Juan Pedro Quiñonero : La France a une croissance officielle de 1.2, 1.3 %. L'Espagne va faire une croissance de 3% c'est dire si l'on revient de loin.  Maintenant la France a le choix entre continuer dans le déclin ou entamer une rupture. Deux candidats incarnent cette rupture. Marine Le Pen incarne une rupture dure, une sortie de l'euro même si ses propos sont plus nuancés aujourd'hui. Ca à mon avis c'est la décadence pure type Brexit. Il y a aussi la rupture réaliste (ou pas) de Fillon qui veut faire 5 milliards d'économie et supprimer 500 000 postes de fonctionnaires. Si il arrive à concrétiser cette rupture, s'il est élu, alors cela pourrait être un changement de cap formidable si la France est prête. 

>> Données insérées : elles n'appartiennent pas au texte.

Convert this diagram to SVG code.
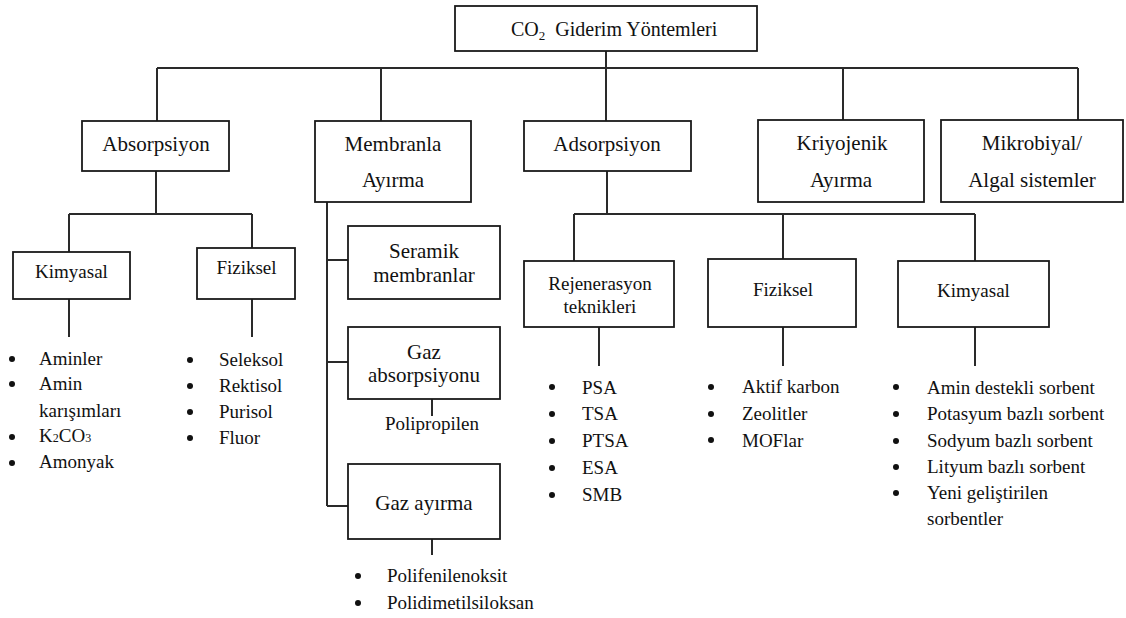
<svg xmlns="http://www.w3.org/2000/svg" width="1126" height="618" viewBox="0 0 1126 618">
<style>
.box{fill:#fff;stroke:#1a1a1a;stroke-width:1.8}
.ln{stroke:#2a2a2a;stroke-width:2;fill:none}
text{font-family:'Liberation Serif','DejaVu Serif','Times New Roman',serif;fill:#111}
.t20{font-size:20px}
.t21{font-size:21px;text-anchor:middle}
.t19{font-size:19px;text-anchor:middle}
.li{font-size:19px}
.b{fill:#111}
</style>
<rect width="1126" height="618" fill="#fff"/>
<g id="connectors" class="ln">
<path d="M606 51V121M157 68H1078M157 68V121M381 68V121M843 68V120M1078 68V120"/>
<path d="M156 171V214M69 214H252M69 214V252M252 214V248M69 299V337M252 299V337"/>
<path d="M327 202V506M327 260H348M327 362H348M327 506H348M432 399V416M432 539V555"/>
<path d="M607 171V214M574 214H975M574 214V261M783 214V259M975 214V261M599 327V366M783 327V366M975 327V366"/>
</g>
<g id="root">
<rect class="box" x="455" y="6" width="302" height="45"/>
<text class="t20" x="511" y="36">CO<tspan font-size="13" dy="4">2</tspan><tspan dy="-4" xml:space="preserve">  Giderim Yöntemleri</tspan></text>
</g>
<g id="absorpsiyon">
<rect class="box" x="82" y="121" width="147" height="50"/>
<text class="t21" x="156" y="151">Absorpsiyon</text>
</g>
<g id="membranla">
<rect class="box" x="315" y="121" width="156" height="81"/>
<text class="t21" x="393" y="151">Membranla</text>
<text class="t21" x="393" y="187">Ayırma</text>
</g>
<g id="adsorpsiyon">
<rect class="box" x="524" y="121" width="167" height="50"/>
<text class="t21" x="607" y="151">Adsorpsiyon</text>
</g>
<g id="kriyojenik">
<rect class="box" x="758" y="120" width="166" height="82"/>
<text class="t21" x="842" y="150">Kriyojenik</text>
<text class="t21" x="841" y="187">Ayırma</text>
</g>
<g id="mikrobiyal">
<rect class="box" x="941" y="120" width="182" height="82"/>
<text class="t21" x="1032" y="150">Mikrobiyal/</text>
<text class="t21" x="1032" y="187">Algal sistemler</text>
</g>
<g id="abs-kimyasal">
<rect class="box" x="13" y="252" width="117" height="47"/>
<text class="t19" x="71.5" y="278">Kimyasal</text>
<g class="li">
<circle class="b" cx="12" cy="359" r="3"/><text x="39" y="365">Aminler</text>
<circle class="b" cx="12" cy="384" r="3"/><text x="39" y="390">Amin</text>
<text x="39" y="417">karışımları</text>
<circle class="b" cx="12" cy="437" r="3"/><text x="39" y="442">K<tspan font-size="12">2</tspan>CO<tspan font-size="12">3</tspan></text>
<circle class="b" cx="12" cy="463" r="3"/><text x="39" y="468">Amonyak</text>
</g>
</g>
<g id="abs-fiziksel">
<rect class="box" x="197" y="248" width="98" height="51"/>
<text class="t19" x="246.5" y="274">Fiziksel</text>
<g class="li">
<circle class="b" cx="190" cy="360" r="3"/><text x="219" y="366">Seleksol</text>
<circle class="b" cx="190" cy="386" r="3"/><text x="219" y="392">Rektisol</text>
<circle class="b" cx="190" cy="412" r="3"/><text x="219" y="418">Purisol</text>
<circle class="b" cx="190" cy="438" r="3"/><text x="219" y="444">Fluor</text>
</g>
</g>
<g id="seramik">
<rect class="box" x="348" y="226" width="152" height="73"/>
<text class="t21" x="424" y="258">Seramik</text>
<text class="t21" x="424" y="282">membranlar</text>
</g>
<g id="gaz-absorpsiyonu">
<rect class="box" x="348" y="327" width="152" height="72"/>
<text class="t21" x="424" y="359">Gaz</text>
<text class="t21" x="424" y="382">absorpsiyonu</text>
<text class="li" x="385" y="430">Polipropilen</text>
</g>
<g id="gaz-ayirma">
<rect class="box" x="348" y="464" width="152" height="75"/>
<text class="t21" x="424" y="510">Gaz ayırma</text>
<g class="li">
<circle class="b" cx="358" cy="576" r="3"/><text x="387" y="582">Polifenilenoksit</text>
<circle class="b" cx="358" cy="603" r="3"/><text x="387" y="609">Polidimetilsiloksan</text>
</g>
</g>
<g id="rejenerasyon">
<rect class="box" x="524" y="261" width="150" height="66"/>
<text class="t19" x="600" y="290">Rejenerasyon</text>
<text class="t19" x="600" y="313">teknikleri</text>
<g class="li">
<circle class="b" cx="552" cy="387" r="3"/><text x="582" y="394">PSA</text>
<circle class="b" cx="552" cy="414" r="3"/><text x="582" y="420">TSA</text>
<circle class="b" cx="552" cy="441" r="3"/><text x="582" y="447">PTSA</text>
<circle class="b" cx="552" cy="468" r="3"/><text x="582" y="474">ESA</text>
<circle class="b" cx="552" cy="495" r="3"/><text x="582" y="501">SMB</text>
</g>
</g>
<g id="ads-fiziksel">
<rect class="box" x="708" y="259" width="148" height="68"/>
<text class="t19" x="783" y="296">Fiziksel</text>
<g class="li">
<circle class="b" cx="711" cy="387" r="3"/><text x="742" y="393">Aktif karbon</text>
<circle class="b" cx="711" cy="414" r="3"/><text x="742" y="420">Zeolitler</text>
<circle class="b" cx="711" cy="440" r="3"/><text x="742" y="447">MOFlar</text>
</g>
</g>
<g id="ads-kimyasal">
<rect class="box" x="898" y="261" width="151" height="66"/>
<text class="t19" x="973.5" y="297">Kimyasal</text>
<g class="li">
<circle class="b" cx="896" cy="387" r="3"/><text x="927" y="394">Amin destekli sorbent</text>
<circle class="b" cx="896" cy="414" r="3"/><text x="927" y="420">Potasyum bazlı sorbent</text>
<circle class="b" cx="896" cy="441" r="3"/><text x="927" y="447">Sodyum bazlı sorbent</text>
<circle class="b" cx="896" cy="467" r="3"/><text x="927" y="473">Lityum bazlı sorbent</text>
<circle class="b" cx="896" cy="493" r="3"/><text x="927" y="499">Yeni geliştirilen</text>
<text x="927" y="525">sorbentler</text>
</g>
</g>
</svg>
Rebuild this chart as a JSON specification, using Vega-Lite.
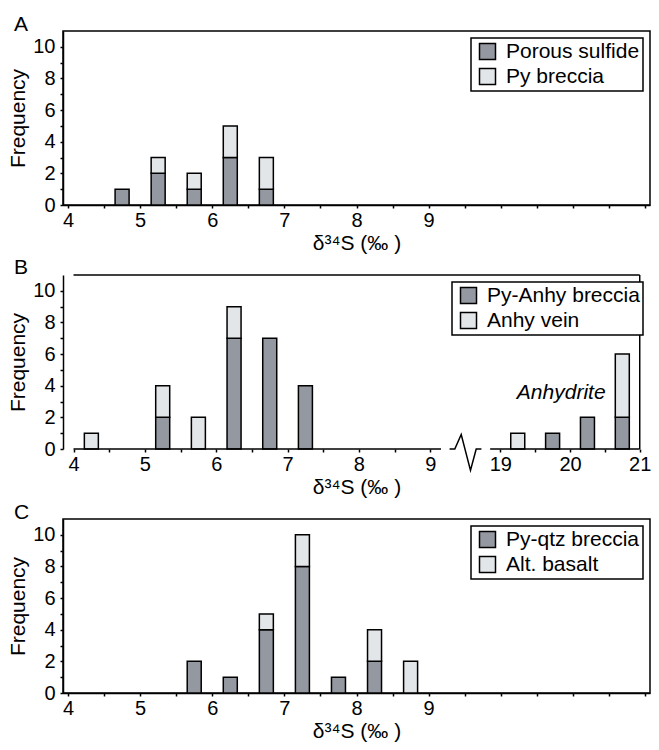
{
  "$schema": "https://vega.github.io/schema/vega-lite/v6.json",
  "autosize": {"type": "pad"},
  "padding": {"left": 7, "top": 13, "right": 0, "bottom": 0},
  "background": "white",
  "datasets": {
    "histA": [
      {"d34S": 4.75, "type": "Porous sulfide", "layer": 1, "count": 1},
      {"d34S": 5.25, "type": "Porous sulfide", "layer": 1, "count": 2},
      {"d34S": 5.25, "type": "Py breccia", "layer": 2, "count": 1},
      {"d34S": 5.75, "type": "Porous sulfide", "layer": 1, "count": 1},
      {"d34S": 5.75, "type": "Py breccia", "layer": 2, "count": 1},
      {"d34S": 6.25, "type": "Porous sulfide", "layer": 1, "count": 3},
      {"d34S": 6.25, "type": "Py breccia", "layer": 2, "count": 2},
      {"d34S": 6.75, "type": "Porous sulfide", "layer": 1, "count": 1},
      {"d34S": 6.75, "type": "Py breccia", "layer": 2, "count": 2}
    ],
    "histB": [
      {"d34S": 4.25, "type": "Anhy vein", "layer": 2, "count": 1},
      {"d34S": 5.25, "type": "Py-Anhy breccia", "layer": 1, "count": 2},
      {"d34S": 5.25, "type": "Anhy vein", "layer": 2, "count": 2},
      {"d34S": 5.75, "type": "Anhy vein", "layer": 2, "count": 2},
      {"d34S": 6.25, "type": "Py-Anhy breccia", "layer": 1, "count": 7},
      {"d34S": 6.25, "type": "Anhy vein", "layer": 2, "count": 2},
      {"d34S": 6.75, "type": "Py-Anhy breccia", "layer": 1, "count": 7},
      {"d34S": 7.25, "type": "Py-Anhy breccia", "layer": 1, "count": 4},
      {"d34S": 19.25, "type": "Anhy vein", "layer": 2, "count": 1},
      {"d34S": 19.75, "type": "Py-Anhy breccia", "layer": 1, "count": 1},
      {"d34S": 20.25, "type": "Py-Anhy breccia", "layer": 1, "count": 2},
      {"d34S": 20.75, "type": "Py-Anhy breccia", "layer": 1, "count": 2},
      {"d34S": 20.75, "type": "Anhy vein", "layer": 2, "count": 4}
    ],
    "histC": [
      {"d34S": 5.75, "type": "Py-qtz breccia", "layer": 1, "count": 2},
      {"d34S": 6.25, "type": "Py-qtz breccia", "layer": 1, "count": 1},
      {"d34S": 6.75, "type": "Py-qtz breccia", "layer": 1, "count": 4},
      {"d34S": 6.75, "type": "Alt. basalt", "layer": 2, "count": 1},
      {"d34S": 7.25, "type": "Py-qtz breccia", "layer": 1, "count": 8},
      {"d34S": 7.25, "type": "Alt. basalt", "layer": 2, "count": 2},
      {"d34S": 7.75, "type": "Py-qtz breccia", "layer": 1, "count": 1},
      {"d34S": 8.25, "type": "Py-qtz breccia", "layer": 1, "count": 2},
      {"d34S": 8.25, "type": "Alt. basalt", "layer": 2, "count": 2},
      {"d34S": 8.75, "type": "Alt. basalt", "layer": 2, "count": 2}
    ],
    "frameB": [
      {"xa": 4, "xb": 9.15, "ya": 0, "yb": 0},
      {"xa": 18.854, "xb": 21, "ya": 0, "yb": 0},
      {"xa": 4, "xb": 21, "ya": 11, "yb": 11},
      {"xa": 21, "xb": 21, "ya": 0, "yb": 11}
    ],
    "breakB": [
      {"i": 1, "xv": 18.272, "yv": 0},
      {"i": 2, "xv": 18.347, "yv": 0},
      {"i": 3, "xv": 18.439, "yv": 0.92},
      {"i": 4, "xv": 18.572, "yv": -1.35},
      {"i": 5, "xv": 18.654, "yv": 0},
      {"i": 6, "xv": 18.729, "yv": 0}
    ],
    "noteB": [
      {"label": "Anhydrite", "xv": 20.51, "yv": 3.18}
    ]
  },
  "spacing": 70,
  "bounds": "flush",
  "resolve": {"scale": {"color": "independent", "x": "independent", "y": "independent"}},
  "vconcat": [
    {
      "width": 587,
      "height": 174,
      "title": {"text": "A", "anchor": "start", "frame": "group", "dx": -49, "dy": 22, "offset": 1, "baseline": "alphabetic", "fontSize": 21, "fontWeight": "normal", "font": "Liberation Sans", "color": "black"},
      "data": {"name": "histA"},
      "mark": {"type": "bar", "stroke": "black", "strokeWidth": 1.5, "size": 14, "opacity": 1},
      "encoding": {
        "x": {"field": "d34S", "type": "quantitative", "scale": {"domain": [4, 12], "nice": false, "zero": false},
          "axis": {"title": "δ³⁴S (‰ )", "values": [4, 4.5, 5, 5.5, 6, 6.5, 7, 7.5, 8, 8.5, 9, 9.5, 10, 10.5, 11, 11.5, 12],
            "labelExpr": "datum.value % 1 === 0 && datum.value <= 9 ? '' + datum.value : ''",
            "encode": {"ticks": {"update": {"y": {"signal": "datum.value % 1 === 0 ? -3 : 0"}}}}}},
        "y": {"field": "count", "type": "quantitative", "stack": "zero", "scale": {"domain": [0, 11], "nice": false},
          "axis": {"title": "Frequency", "values": [0, 1, 2, 3, 4, 5, 6, 7, 8, 9, 10],
            "labelExpr": "datum.value % 2 === 0 ? '' + datum.value : ''",
            "encode": {"ticks": {"update": {"x": {"signal": "datum.value % 2 === 0 ? 3 : 0"}}}}}},
        "color": {"field": "type", "type": "nominal", "scale": {"domain": ["Porous sulfide", "Py breccia"], "range": ["#9498a0", "#e3e6e9"]}, "legend": {"title": null}},
        "order": {"field": "layer", "type": "quantitative"}
      }
    },
    {
      "width": 587,
      "height": 174,
      "view": {"stroke": null},
      "title": {"text": "B", "anchor": "start", "frame": "group", "dx": -49, "dy": 22, "offset": 1, "baseline": "alphabetic", "fontSize": 21, "fontWeight": "normal", "font": "Liberation Sans", "color": "black"},
      "layer": [
        {
          "data": {"name": "histB"},
          "mark": {"type": "bar", "stroke": "black", "strokeWidth": 1.5, "size": 14, "opacity": 1},
          "encoding": {
            "x": {"field": "d34S", "type": "quantitative", "scale": {"domain": [4, 9.2, 18.2, 21], "range": [0, 381.55, 381.55, 587], "nice": false, "zero": false},
              "axis": {"title": "δ³⁴S (‰ )", "domain": false, "values": [4, 4.5, 5, 5.5, 6, 6.5, 7, 7.5, 8, 8.5, 9, 19, 19.5, 20, 20.5, 21],
                "labelExpr": "datum.value % 1 === 0 ? '' + datum.value : ''",
                "encode": {"ticks": {"update": {"y": {"signal": "datum.value % 1 === 0 ? -3 : 0"}}}}}},
            "y": {"field": "count", "type": "quantitative", "stack": "zero", "scale": {"domain": [0, 11], "nice": false},
              "axis": {"title": "Frequency", "values": [0, 1, 2, 3, 4, 5, 6, 7, 8, 9, 10],
                "labelExpr": "datum.value % 2 === 0 ? '' + datum.value : ''",
                "encode": {"ticks": {"update": {"x": {"signal": "datum.value % 2 === 0 ? 3 : 0"}}}}}},
            "color": {"field": "type", "type": "nominal", "scale": {"domain": ["Py-Anhy breccia", "Anhy vein"], "range": ["#9498a0", "#e3e6e9"]}, "legend": {"title": null}},
            "order": {"field": "layer", "type": "quantitative"}
          }
        },
        {
          "data": {"name": "frameB"},
          "mark": {"type": "rule", "color": "black", "strokeWidth": 1.5},
          "encoding": {
            "x": {"field": "xa", "type": "quantitative",
              "axis": {"title": "δ³⁴S (‰ )", "domain": false, "values": [4, 4.5, 5, 5.5, 6, 6.5, 7, 7.5, 8, 8.5, 9, 19, 19.5, 20, 20.5, 21],
                "labelExpr": "datum.value % 1 === 0 ? '' + datum.value : ''",
                "encode": {"ticks": {"update": {"y": {"signal": "datum.value % 1 === 0 ? -3 : 0"}}}}}},
            "x2": {"field": "xb"},
            "y": {"field": "ya", "type": "quantitative",
              "axis": {"title": "Frequency", "values": [0, 1, 2, 3, 4, 5, 6, 7, 8, 9, 10],
                "labelExpr": "datum.value % 2 === 0 ? '' + datum.value : ''",
                "encode": {"ticks": {"update": {"x": {"signal": "datum.value % 2 === 0 ? 3 : 0"}}}}}},
            "y2": {"field": "yb"}
          }
        },
        {
          "data": {"name": "breakB"},
          "mark": {"type": "line", "color": "black", "strokeWidth": 1.5},
          "encoding": {
            "x": {"field": "xv", "type": "quantitative",
              "axis": {"title": "δ³⁴S (‰ )", "domain": false, "values": [4, 4.5, 5, 5.5, 6, 6.5, 7, 7.5, 8, 8.5, 9, 19, 19.5, 20, 20.5, 21],
                "labelExpr": "datum.value % 1 === 0 ? '' + datum.value : ''",
                "encode": {"ticks": {"update": {"y": {"signal": "datum.value % 1 === 0 ? -3 : 0"}}}}}},
            "y": {"field": "yv", "type": "quantitative",
              "axis": {"title": "Frequency", "values": [0, 1, 2, 3, 4, 5, 6, 7, 8, 9, 10],
                "labelExpr": "datum.value % 2 === 0 ? '' + datum.value : ''",
                "encode": {"ticks": {"update": {"x": {"signal": "datum.value % 2 === 0 ? 3 : 0"}}}}}},
            "order": {"field": "i", "type": "quantitative"}
          }
        },
        {
          "data": {"name": "noteB"},
          "mark": {"type": "text", "align": "right", "baseline": "alphabetic", "fontStyle": "italic", "fontSize": 21, "font": "Liberation Sans", "color": "black"},
          "encoding": {
            "x": {"field": "xv", "type": "quantitative",
              "axis": {"title": "δ³⁴S (‰ )", "domain": false, "values": [4, 4.5, 5, 5.5, 6, 6.5, 7, 7.5, 8, 8.5, 9, 19, 19.5, 20, 20.5, 21],
                "labelExpr": "datum.value % 1 === 0 ? '' + datum.value : ''",
                "encode": {"ticks": {"update": {"y": {"signal": "datum.value % 1 === 0 ? -3 : 0"}}}}}},
            "y": {"field": "yv", "type": "quantitative",
              "axis": {"title": "Frequency", "values": [0, 1, 2, 3, 4, 5, 6, 7, 8, 9, 10],
                "labelExpr": "datum.value % 2 === 0 ? '' + datum.value : ''",
                "encode": {"ticks": {"update": {"x": {"signal": "datum.value % 2 === 0 ? 3 : 0"}}}}}},
            "text": {"field": "label"}
          }
        }
      ]
    },
    {
      "width": 587,
      "height": 174,
      "title": {"text": "C", "anchor": "start", "frame": "group", "dx": -49, "dy": 22, "offset": 1, "baseline": "alphabetic", "fontSize": 21, "fontWeight": "normal", "font": "Liberation Sans", "color": "black"},
      "data": {"name": "histC"},
      "mark": {"type": "bar", "stroke": "black", "strokeWidth": 1.5, "size": 14, "opacity": 1},
      "encoding": {
        "x": {"field": "d34S", "type": "quantitative", "scale": {"domain": [4, 12], "nice": false, "zero": false},
          "axis": {"title": "δ³⁴S (‰ )", "values": [4, 4.5, 5, 5.5, 6, 6.5, 7, 7.5, 8, 8.5, 9, 9.5, 10, 10.5, 11, 11.5, 12],
            "labelExpr": "datum.value % 1 === 0 && datum.value <= 9 ? '' + datum.value : ''",
            "encode": {"ticks": {"update": {"y": {"signal": "datum.value % 1 === 0 ? -3 : 0"}}}}}},
        "y": {"field": "count", "type": "quantitative", "stack": "zero", "scale": {"domain": [0, 11], "nice": false},
          "axis": {"title": "Frequency", "values": [0, 1, 2, 3, 4, 5, 6, 7, 8, 9, 10],
            "labelExpr": "datum.value % 2 === 0 ? '' + datum.value : ''",
            "encode": {"ticks": {"update": {"x": {"signal": "datum.value % 2 === 0 ? 3 : 0"}}}}}},
        "color": {"field": "type", "type": "nominal", "scale": {"domain": ["Py-qtz breccia", "Alt. basalt"], "range": ["#9498a0", "#e3e6e9"]}, "legend": {"title": null}},
        "order": {"field": "layer", "type": "quantitative"}
      }
    }
  ],
  "config": {
    "font": "Liberation Sans",
    "view": {"stroke": "black", "strokeWidth": 1.5},
    "axis": {
      "grid": false, "domainColor": "black", "domainWidth": 1.5, "tickColor": "black", "tickWidth": 1.5, "tickSize": 3,
      "labelColor": "black", "labelFontSize": 20, "labelFont": "Liberation Sans", "labelPadding": 3, "labelFlush": false, "labelOverlap": false,
      "titleColor": "black", "titleFontSize": 21, "titleFont": "Liberation Sans", "titleFontWeight": "normal", "titlePadding": 3
    },
    "axisY": {"labelPadding": 5, "titlePadding": 4},
    "axisX": {"labelPadding": 2, "titlePadding": 2},
    "legend": {
      "orient": "top-right", "offset": 7, "strokeColor": "black", "strokeWidth": 1.5, "fillColor": "white", "padding": 3,
      "symbolType": "square", "symbolSize": 256, "symbolStrokeColor": "black", "symbolStrokeWidth": 1.5, "symbolOffset": 3,
      "labelFontSize": 21, "labelFont": "Liberation Sans", "labelColor": "black", "labelLimit": 300, "labelOffset": 8, "rowPadding": 2
    }
  }
}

Comment faites-vous pour intéresser votre lectorat/auditeurs/spectateurs à la situation politique française ? Est-elle seulement intéressante pour nos voisins ?

Hugh Schofield : Mais je finis par dire que en Grande Bretagne il y a un vrai intérêt dans les élections présidentielles. On nous interpelle constamment pour nos avis sur le probable vainqueur. Bien évidemment, après le Brexit et Trump, la question qui revient chaque fois est : est-ce que Marine peut gagner ? J'ai toujours été sûr qu'il est impossible qu'elle gagne, et que la situation en France est différente. Mais la persistance avec laquelle la question est re-posé tous les jours -- ça a l'effet de me faire douter!

Ariane Hasler : J'ai la grande chance de vivre dans un pays où les gens sont très intéressés par la politique française. Le Suisse romand baigne dans cette politique donc il a une connaissance et une compétence déjà sur les personnages et sur le fonctionnement de la politique en France. S'il y a un pays dont la politique intéresse et motive le Suisse Romand c'est la France. Il y a une vraie appétence pour la politique de chez vous.  Comparativement la politique suisse  est beaucoup plus lisse, sans esclandres avec peu d'éclats et de confrontations… Du coup lorsque l'on campe les personnages et quand on décrit les rebondissements de l'élection présidentielle ils trouvent cela intéressant et forcément plus vivant que leur propre politique.Il y a aussi parfois un peu de condescendance sur le côté granguignolesque de la politique française, c'est un mélange de curiosité intellectuelle et en même temps un peu d'effarement.

Juan Pedro Quiñonero :Il y a une sorte de fascination historique des Espagnols pour Paris. Les femmes de président et les présidents français. Mais aujourd'hui entre Donald Trump et le Brexit, c'est très difficile de parler de la France au-delà des frontières de l'hexagone. La France a perdu son intérêt, aujourd'hui c'est vraiment laborieux d'expliquer qui est Hollande ou Benoît Hamon. En dehors de la France, cela n'intéresse personne. Aujourd'hui  parler simplement de politique c'est très difficile. Par contre en introduisant des thématiques sociologiques dans un sujet politique, comme le nombre de jeunes prêts à voter pour Marine Le Pen permet encore de vendre des papiers.